Plan would use up to $2 million in tax revenue for Gretna hotel site _lowres


Gretna has begun the process of creating an economic development district encompassing what is expected to become a three-hotel complex on 11 acres the city annexed from Jefferson Parish last year.

Under a financing mechanism the City Council will vote on next month, three revenue streams from the development underway just north of the West Bank Expressway would fund up to $2 million in infrastructure improvements to the site.

Those revenue sources would be money collected from the site under an existing 2 percent tax on all hotels in the city, an additional 2 percent tax to be levied only on the hotels at that site and any annual property tax revenue from the site above $22,000 — the amount the city got from the land before the current development got underway, Gretna City Attorney Mark Morgan said.

If the financing arrangement is approved next month, the council would vote at a later meeting on a cooperative endeavor agreement with developer Bui Nguyen’s BN Management to complete the deal.

As BN Management installs lights and streets and does drainage, water and sewer work, it could apply to the city for credits from the tax revenue, which would be placed in a trust fund.

In addition to being capped at $2 million of infrastructure work, Morgan said, the agreement would end in a maximum of eight years, whichever comes first.

After that point, the trust fund would dissolve, property tax and the existing 2 percent hotel tax would be collected normally from the development and the additional 2 percent hotel tax would be dropped, he said.

Construction of a four-story, 123-room Courtyard by Marriott is underway and should be finished in the fall, and Nguyen reportedly has an agreement for a Homewood Suites by Hilton to follow.

The vision for the development from the beginning has been three hotels, along with restaurants and small retail development, although Mike Sherman, the development’s spokesman, could not be reached Thursday for comment on the latest plans.

Like the decision to annex the property from the parish, Morgan said, the city views the incentive package as a crucial tool to getting the land developed.

“There were 11 or 12 development attempts that failed on this property over the last 30 years,” he said, echoing arguments made by the developer, the council and the parish in late 2013 that the parcel’s development has been stymied by its lack of infrastructure.

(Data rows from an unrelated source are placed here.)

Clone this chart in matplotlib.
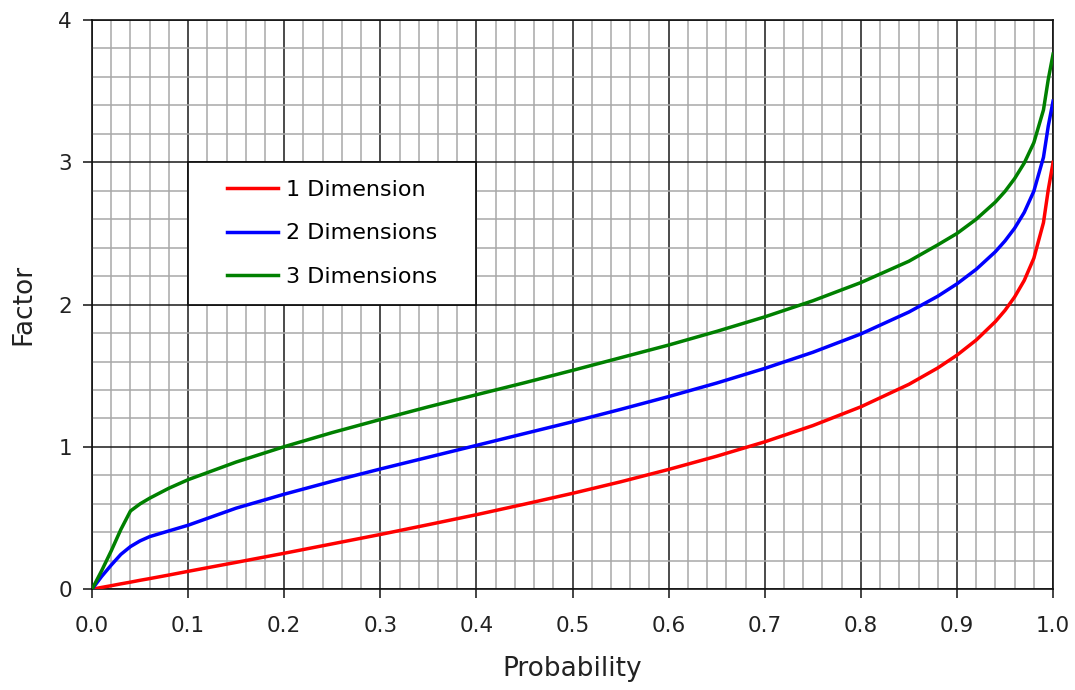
import numpy as np
import matplotlib.pyplot as plt
from matplotlib.patches import Rectangle
from matplotlib.ticker import MultipleLocator, FormatStrFormatter

plt.rcParams['font.family'] = ['DejaVu Sans']

# probability values along the x axis
prob = [0.0, 0.01, 0.02, 0.03, 0.04, 0.05, 0.06, 0.08, 0.10, 0.15, 0.20, 0.25,
        0.30, 0.35, 0.40, 0.45, 0.50, 0.55, 0.60, 0.65, 0.70, 0.75, 0.80, 0.85,
        0.88, 0.90, 0.92, 0.94, 0.95, 0.96, 0.97, 0.98, 0.99, 0.995, 1.0]

# factor for each dimension
factor_1d = [0.0, 0.013, 0.025, 0.038, 0.050, 0.063, 0.075, 0.100, 0.126, 0.189, 0.253, 0.319,
             0.385, 0.454, 0.524, 0.598, 0.674, 0.755, 0.842, 0.935, 1.036, 1.150, 1.282, 1.440,
             1.555, 1.645, 1.751, 1.881, 1.960, 2.054, 2.170, 2.326, 2.576, 2.807, 3.0]
factor_2d = [0.0, 0.09, 0.17, 0.245, 0.30, 0.34, 0.37, 0.41, 0.45, 0.570, 0.668, 0.759,
             0.845, 0.928, 1.011, 1.094, 1.177, 1.264, 1.354, 1.449, 1.552, 1.665, 1.794, 1.948,
             2.059, 2.146, 2.248, 2.372, 2.448, 2.537, 2.648, 2.797, 3.035, 3.255, 3.43]
factor_3d = [0.0, 0.13, 0.27, 0.42, 0.55, 0.60, 0.64, 0.71, 0.77, 0.894, 1.002, 1.101,
             1.193, 1.282, 1.367, 1.451, 1.538, 1.627, 1.716, 1.812, 1.914, 2.027, 2.155, 2.305,
             2.420, 2.500, 2.600, 2.721, 2.796, 2.886, 2.995, 3.138, 3.368, 3.583, 3.76]

labels = ['1 Dimension', '2 Dimensions', '3 Dimensions']
colors = ['#ff0000', '#0000ff', '#008000']

fig = plt.figure(figsize=(10.75, 6.9), dpi=100)
ax = fig.add_axes([0.0856, 0.146, 0.894, 0.825])

handles = []
for y, lab, c in zip([factor_1d, factor_2d, factor_3d], labels, colors):
    h, = ax.plot(prob, y, color=c, lw=2.5, label=lab, zorder=3)
    handles.append(h)

ax.set_xlim(0, 1)
ax.set_ylim(0, 4)
ax.xaxis.set_major_locator(MultipleLocator(0.1))
ax.xaxis.set_minor_locator(MultipleLocator(0.02))
ax.yaxis.set_major_locator(MultipleLocator(1))
ax.yaxis.set_minor_locator(MultipleLocator(0.2))
ax.xaxis.set_major_formatter(FormatStrFormatter('%.1f'))

ax.grid(which='minor', color='#a8a8a8', lw=1.1, zorder=0)
ax.grid(which='major', color='#1a1a1a', lw=1.1, zorder=1)
ax.set_axisbelow(True)

for s in ax.spines.values():
    s.set_color('#111111')
    s.set_linewidth(1.2)

ax.tick_params(which='major', direction='out', length=6.5, width=1.1,
               color='#111111', labelsize=15.5, labelcolor='#222222')
ax.tick_params(axis='x', which='major', pad=13)
ax.tick_params(axis='y', which='major', pad=8)
ax.tick_params(which='minor', length=0)

ax.set_xlabel('Probability', fontsize=19, color='#222222', labelpad=14)
ax.set_ylabel('Factor', fontsize=19, color='#222222', labelpad=16)

# legend box sitting on the grid
ax.add_patch(Rectangle((0.1, 2.0), 0.3, 1.0, facecolor='white', edgecolor='#111111',
                       lw=1.3, zorder=4))
leg = ax.legend(handles=handles, loc='center', bbox_to_anchor=(0.25, 2.5),
                bbox_transform=ax.transData, frameon=False, fontsize=16,
                handlelength=2.3, handletextpad=0.35, labelspacing=1.05)
leg.set_zorder(5)

fig.savefig('out.png', dpi=100)
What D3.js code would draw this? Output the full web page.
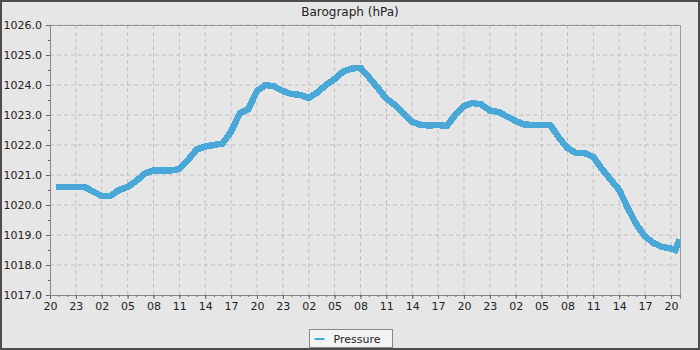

The creation of the development district, he said, “is what’s making this happen.”

Asked if there are any revenue projections or a cost/benefit analysis supporting the plan, Morgan said the property tax revenue alone from the planned $50 million development would be about $200,000 per year. With the increase in hotel tax collections and sales tax collections, the city expects to recoup a $2 million investment easily, he said.